L'Assemblée nationale adopte de justesse l'inscription de la déchéance de nationalité dans la Constitution
Reste désormais aux députés à approuver le texte lors d’un vote solennel organisé mercredi, avant qu’il ne poursuive sa route au Sénat.
Le gouvernement peut respirer. L'Assemblée nationale a adopté, mardi 9 février, l'article controversé qui inscrit la déchéance de nationalité dans la Constitution. Bien plus nombreux que la veille dans l’hémicycle, les députés ont validé le texte par 162 voix contre 148, tandis que 22 d'entre eux se sont abstenus. Soit seulement 6 voix de plus que la majorité absolue.
La nuit précédente, ils avaient approuvé, à une confortable majorité, l'article concernant la constitutionnalisation de l'état d'urgence. Près de trois mois après les attentats du 13 novembre, l'Assemblée a donc validé les deux volets de la révision constitutionnelle annoncée par François Hollande trois jours plus tard lors de son discours solennel devant le Congrès à Versailles.
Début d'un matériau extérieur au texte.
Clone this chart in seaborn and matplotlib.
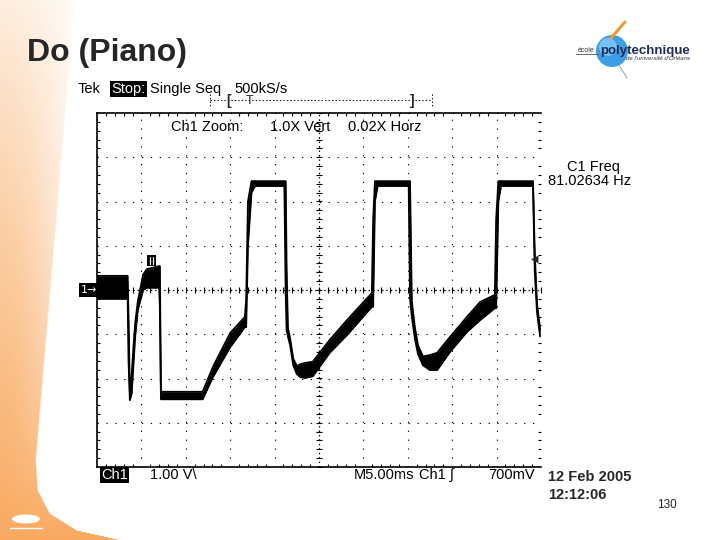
import numpy as np
import pandas as pd
import seaborn as sns
import matplotlib.pyplot as plt
from matplotlib.patches import Rectangle, Ellipse
from matplotlib.lines import Line2D
from matplotlib.ticker import MultipleLocator

# --- Trace (time in ms, upper/lower edge of the noisy trace in V) ---
TIME_MS = [0.0, 3.45, 3.55, 3.70, 3.90, 4.10, 4.30, 4.60, 5.20, 5.60, 7.00, 7.08, 7.20,
           11.90, 13.05, 15.00, 16.65, 16.80, 17.00, 17.40, 17.80, 21.10, 21.25, 21.35,
           21.50, 21.75, 22.10, 22.50, 22.90, 23.40, 24.30, 26.20, 28.15, 30.95, 31.10,
           31.30, 31.60, 35.10, 35.25, 35.45, 35.80, 36.15, 36.70, 37.50, 38.30, 39.75,
           41.65, 43.15, 44.80, 44.95, 45.20, 45.50, 49.10, 49.30, 49.55, 49.90]
TRACE_HIGH_V = [0.32, 0.32, -0.6, -2.30, -1.95, -1.30, -0.75, -0.25, 0.35, 0.47, 0.54, 0.54, -2.30,
                -2.30, -1.74, -0.97, -0.61, -0.20, 2.00, 2.46, 2.46, 2.46, 2.46, 0.50,
                -0.85, -1.10, -1.55, -1.72, -1.68, -1.65, -1.62, -1.13, -0.68, -0.07, 1.60,
                2.46, 2.46, 2.46, 2.46, -0.25, -0.85, -1.25, -1.50, -1.47, -1.42, -1.06,
                -0.61, -0.27, -0.11, 1.60, 2.46, 2.46, 2.46, 0.80, -0.30, -0.90]
TRACE_LOW_V = [-0.20, -0.20, -1.6, -2.49, -2.35, -1.70, -1.05, -0.45, 0.00, 0.05, 0.05, -0.40, -2.47,
               -2.47, -1.97, -1.29, -0.84, -0.84, 1.00, 2.20, 2.35, 2.35, -0.10, -0.90,
               -1.05, -1.25, -1.70, -1.90, -1.97, -1.99, -1.95, -1.42, -1.02, -0.38, -0.38,
               2.00, 2.35, 2.35, -0.20, -0.60, -1.10, -1.45, -1.70, -1.81, -1.81, -1.40,
               -0.95, -0.68, -0.41, -0.41, 2.00, 2.35, 2.35, 0.40, -0.50, -1.05]

SCREEN_TIME_MS = (0, 50)
SCREEN_VOLTS = (-4, 4)
TIME_PER_DIV = 5
VOLT_PER_DIV = 1
TRIGGER_LEVEL_V = 0.7

TITLE = "Do (Piano)"
PAGE_NUMBER = "130"
DATE_TEXT = "12 Feb 2005"
TIME_TEXT = "12:12:06"

W, H = 720, 540


def fx(x):
    return x / W


def fy(y):
    return 1 - y / H


sns.set_theme(style="white")
plt.rcParams['font.family'] = ['Liberation Sans', 'DejaVu Sans']
plt.rcParams['lines.scale_dashes'] = False

fig = plt.figure(figsize=(7.2, 5.4), dpi=100)
fig.patch.set_facecolor('white')

# --- slide background: orange band on the left ---
bg = fig.add_axes([0, 0, 1, 1], zorder=-10)
yy, xx = np.mgrid[0:H, 0:W].astype(float)
edge = np.interp(yy[:, 0], [0, 460, 490, 513, 530, 540], [75, 36, 38, 50, 77, 122])[:, None]
rel = yy / H
strength = 0.18 + 0.72 * rel ** 0.9
fade = 1 - 0.85 * (1 - rel) * np.clip(xx / edge, 0, 1) ** 1.6
alpha = strength * fade * np.clip((edge - xx) / 1.5, 0, 1)
img = np.zeros((H, W, 4))
img[..., 0] = 248 / 255
img[..., 1] = 160 / 255
img[..., 2] = 78 / 255
img[..., 3] = alpha
bg.imshow(img, extent=[0, W, H, 0], aspect='auto', interpolation='bilinear')
bg.set_xlim(0, W)
bg.set_ylim(H, 0)
bg.axis('off')

# small white mark in the orange corner
fig.add_artist(Ellipse((fx(26), fy(519)), 28 / W, 9 / H, transform=fig.transFigure,
                       facecolor='white', edgecolor='none'))
fig.add_artist(Line2D([fx(10), fx(42)], [fy(528), fy(528)], color='white', lw=1))

# --- oscilloscope screen ---
ax = fig.add_axes([fx(97), fy(467), 444 / W, 354 / H])
ax.set_facecolor('white')
ax.set_xlim(*SCREEN_TIME_MS)
ax.set_ylim(*SCREEN_VOLTS)
ax.xaxis.set_major_locator(MultipleLocator(TIME_PER_DIV))
ax.yaxis.set_major_locator(MultipleLocator(VOLT_PER_DIV))
ax.xaxis.set_minor_locator(MultipleLocator(TIME_PER_DIV / 5))
ax.yaxis.set_minor_locator(MultipleLocator(VOLT_PER_DIV / 5))
ax.tick_params(which='major', length=0, labelbottom=False, labelleft=False)
ax.tick_params(which='minor', direction='in', length=2.5, width=0.8, color='black',
               top=True, right=True, bottom=True, left=True)
ax.grid(which='major', color='black', linestyle=(0, (0.9, 5.5)), linewidth=0.8)
for side in ['top', 'left', 'bottom']:
    ax.spines[side].set_color('black')
    ax.spines[side].set_linewidth(1.2)
ax.spines['right'].set_visible(False)

# centre graticule with fine ticks
mid_t = sum(SCREEN_TIME_MS) / 2
ax.axhline(0, color='black', linestyle=(0, (1, 2.2)), lw=0.9)
ax.axvline(mid_t, color='black', linestyle=(0, (1, 2.2)), lw=0.9)
fine_t = np.arange(SCREEN_TIME_MS[0], SCREEN_TIME_MS[1] + 0.01, TIME_PER_DIV / 5)
fine_v = np.arange(SCREEN_VOLTS[0], SCREEN_VOLTS[1] + 0.01, VOLT_PER_DIV / 5)
ax.plot(fine_t, np.zeros_like(fine_t), ls='none', marker='|', ms=4.5, mew=0.8, color='black')
ax.plot(np.full_like(fine_v, mid_t), fine_v, ls='none', marker='_', ms=4.5, mew=0.8, color='black')

# trace
trace = pd.DataFrame({'t': TIME_MS, 'hi': TRACE_HIGH_V, 'lo': TRACE_LOW_V})
ax.fill_between(trace['t'], trace['lo'], trace['hi'], color='black', lw=0, zorder=5)
sns.lineplot(data=trace, x='t', y='hi', ax=ax, color='black', lw=1.3, sort=False,
             estimator=None, zorder=6)
sns.lineplot(data=trace, x='t', y='lo', ax=ax, color='black', lw=1.3, sort=False,
             estimator=None, zorder=6)
ax.set_xlabel('')
ax.set_ylabel('')

# --- scope annotations ---
scope_kw = dict(fontsize=10.5, color='black', va='baseline')
fig.text(fx(27), fy(61), TITLE, fontsize=23, fontweight='bold', va='baseline')
fig.text(fx(78), fy(93), 'Tek', **scope_kw)
fig.text(fx(111), fy(93), 'Stop:', fontsize=10.5, color='white', va='baseline',
         bbox=dict(facecolor='black', edgecolor='none', pad=1.0))
fig.text(fx(150), fy(93), 'Single Seq', **scope_kw)
fig.text(fx(234), fy(93), '500kS/s', **scope_kw)

fig.add_artist(Line2D([fx(210), fx(432)], [fy(100), fy(100)], color='black', lw=0.7,
                      linestyle=(0, (1, 1.5))))
for xb in [210, 432]:
    fig.add_artist(Line2D([fx(xb), fx(xb)], [fy(94), fy(107)], color='black', lw=0.7,
                          linestyle=(0, (1, 1.5))))
fig.text(fx(226), fy(101), '[', fontsize=10, fontweight='bold', va='center')
fig.text(fx(246), fy(101), 'T', fontsize=9, va='center')
fig.text(fx(410), fy(101), ']', fontsize=10, fontweight='bold', va='center')

fig.text(fx(171), fy(131), 'Ch1 Zoom:', **scope_kw)
fig.text(fx(270), fy(131), '1.0X Vert', **scope_kw)
fig.text(fx(348), fy(131), '0.02X Horz', **scope_kw)

fig.text(fx(567), fy(171), 'C1 Freq', **scope_kw)
fig.text(fx(548), fy(185), '81.02634 Hz', **scope_kw)

fig.text(fx(101), fy(479), 'Ch1', fontsize=10.5, color='white', va='baseline',
         bbox=dict(facecolor='black', edgecolor='none', pad=1.0))
fig.text(fx(150), fy(479), '1.00 V\\', **scope_kw)
fig.text(fx(354), fy(479), 'M5.00ms', **scope_kw)
fig.text(fx(419), fy(479), 'Ch1 \u222b', **scope_kw)
fig.text(fx(488), fy(479), '700mV', **scope_kw)
fig.text(fx(548), fy(481), DATE_TEXT, fontsize=10.5, fontweight='bold', va='baseline')
fig.text(fx(548), fy(499), TIME_TEXT, fontsize=10.5, fontweight='bold', va='baseline')
fig.text(fx(657), fy(508), PAGE_NUMBER, fontsize=8.5, va='baseline')

# ground marker, trigger position and trigger level markers
fig.text(fx(81), fy(290), '1\u2192', fontsize=8, color='white', va='center',
         family=['DejaVu Sans'], bbox=dict(facecolor='black', edgecolor='none', pad=1.2))
fig.add_artist(Rectangle((fx(147), fy(266)), 9 / W, 11 / H, transform=fig.transFigure,
                         facecolor='black', edgecolor='none'))
for xm in [150, 153]:
    fig.add_artist(Line2D([fx(xm), fx(xm)], [fy(257), fy(264)], color='white', lw=0.9))
trig_y = ax.transData.transform((0, TRIGGER_LEVEL_V))[1] / fig.bbox.height
fig.text(fx(538), trig_y, '\u25c0', fontsize=7, ha='right', va='center', family=['DejaVu Sans'])

# --- school logo ---
fig.add_artist(Line2D([fx(611), fx(625)], [fy(38), fy(22)], color='#F29A2E', lw=2.2,
                      solid_capstyle='round'))
fig.add_artist(Line2D([fx(619), fx(627)], [fy(65), fy(78)], color='#8a8a8a', lw=0.6))
fig.add_artist(Ellipse((fx(612), fy(51)), 32 / W, 32 / H, transform=fig.transFigure,
                       facecolor='#3F9FE5', edgecolor='none'))
fig.add_artist(Ellipse((fx(608), fy(47)), 18 / W, 18 / H, transform=fig.transFigure,
                       facecolor='#8ED0F8', edgecolor='none', alpha=0.7))
fig.text(fx(578), fy(52), '\u00e9cole', fontsize=5, color='#333333', va='baseline')
fig.add_artist(Line2D([fx(576), fx(598)], [fy(54), fy(54)], color='#555555', lw=0.6))
fig.text(fx(600), fy(54), 'polytechnique', fontsize=9.5, fontweight='bold',
         color='#1E2B57', va='baseline')
fig.text(fx(626), fy(60), "de l'universit\u00e9 d'Orl\u00e9ans", fontsize=4.3,
         style='italic', color='#333333', va='baseline')

fig.savefig('out.png', dpi=100)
Reste désormais aux députés à approuver le texte lors d’un vote solennel organisé mercredi, avant qu’il ne poursuive sa route au Sénat.
Des sueurs froides pour le gouvernement
Jusqu'au jour J, l'issue de ce vote sur la déchéance de nationalité, qui a fait couler beaucoup d'encre et provoqué la démission de Christiane Taubira, restait incertaine. S'ils n'ont pas réussi à imposer leurs vues, les opposants au texte ont donné quelques sueurs froides au gouvernement.
Mardi après-midi, une trentaine d’amendements visant à supprimer l’article 2 de révision constitutionnelle – celui qui contient la déchéance de nationalité – ont été débattus. Déposés par des députés de tous bords (de l’écologiste Cécile Duflot aux Républicains Pierre Lellouche et Nathalie Kosciusko-Morizet, en passant par d’anciens ministres socialistes comme Benoît Hamon), ces amendements ont été rejetés par 176 voix contre 108. Un score qui illustre la forte opposition, au sein de l’hémicycle, à l’inscription dans la Constitution de cette déchéance de nationalité.
Le projet du gouvernement n’est pas passé loin d’un détricotage en règle, en début de soirée, lorsqu’un amendement présenté par le socialiste Olivier Faure a été rejeté à seulement 19 voix près (87 voix contre 106). Et ce malgré les avertissements de Manuel Valls, qui avait exhorté un peu plus tôt ses troupes à ne pas voter d’amendements remettant en cause la parole du chef de l’Etat à Versailles. S’il avait été voté, cet amendement aurait vidé la réforme de sa substance, puisqu’il prévoyait de remplacer la déchéance de nationalité par une "déchéance nationale", c’est-à-dire une perte de droits civiques, sociaux ou familiaux.
Divisions à droite comme à gauche
Cet amendement repoussé, le gouvernement pouvait voir venir la suite du débat avec sérénité. L’exécutif n’a ainsi eu aucun mal, lors d’un vote à main levée, à faire voter la nouvelle mouture de son projet, qui supprime toute référence à la binationalité dans le texte constitutionnel. La faiblesse de l'avance avec laquelle a été voté l'article sur la déchéance de nationalité laisse toutefois planer un léger doute sur l'issue du vote solennel, mercredi, ainsi que sur la recherche d'une majorité des 3/5es au Congrès.
Les débats ont montré des lignes de fracture à l’intérieur de tous les groupes politiques. A gauche, il a fallu que l’exécutif emploie les grands moyens pour rallier la majorité à sa cause. "Nous sommes plus d’une cinquantaine à qui l’on a fait miroiter une entrée au gouvernement lors du prochain remaniement", assure un député PS. Malgré ces pressions plus ou moins appuyées, pas moins de 92 députés socialistes ont fini par voter contre l'article 2, bien au-delà du cercle habituel des frondeurs.
A droite, les Républicains sont coupés en deux à l’issue de ce vote, qui a vu 32 d'entre eux voter pour et 30 voter contre. D’un côté les sarkozystes, favorables à l’inscription de la déchéance de nationalité dans la Constitution, de l’autre un groupe emmené par Nathalie Kosciusko-Morizet qui y est opposé. La venue de Nicolas Sarkozy, mardi matin à la réunion du groupe des Républicains, n’a pas permis de contenir la fronde, et encore moins de ressouder l’opposition.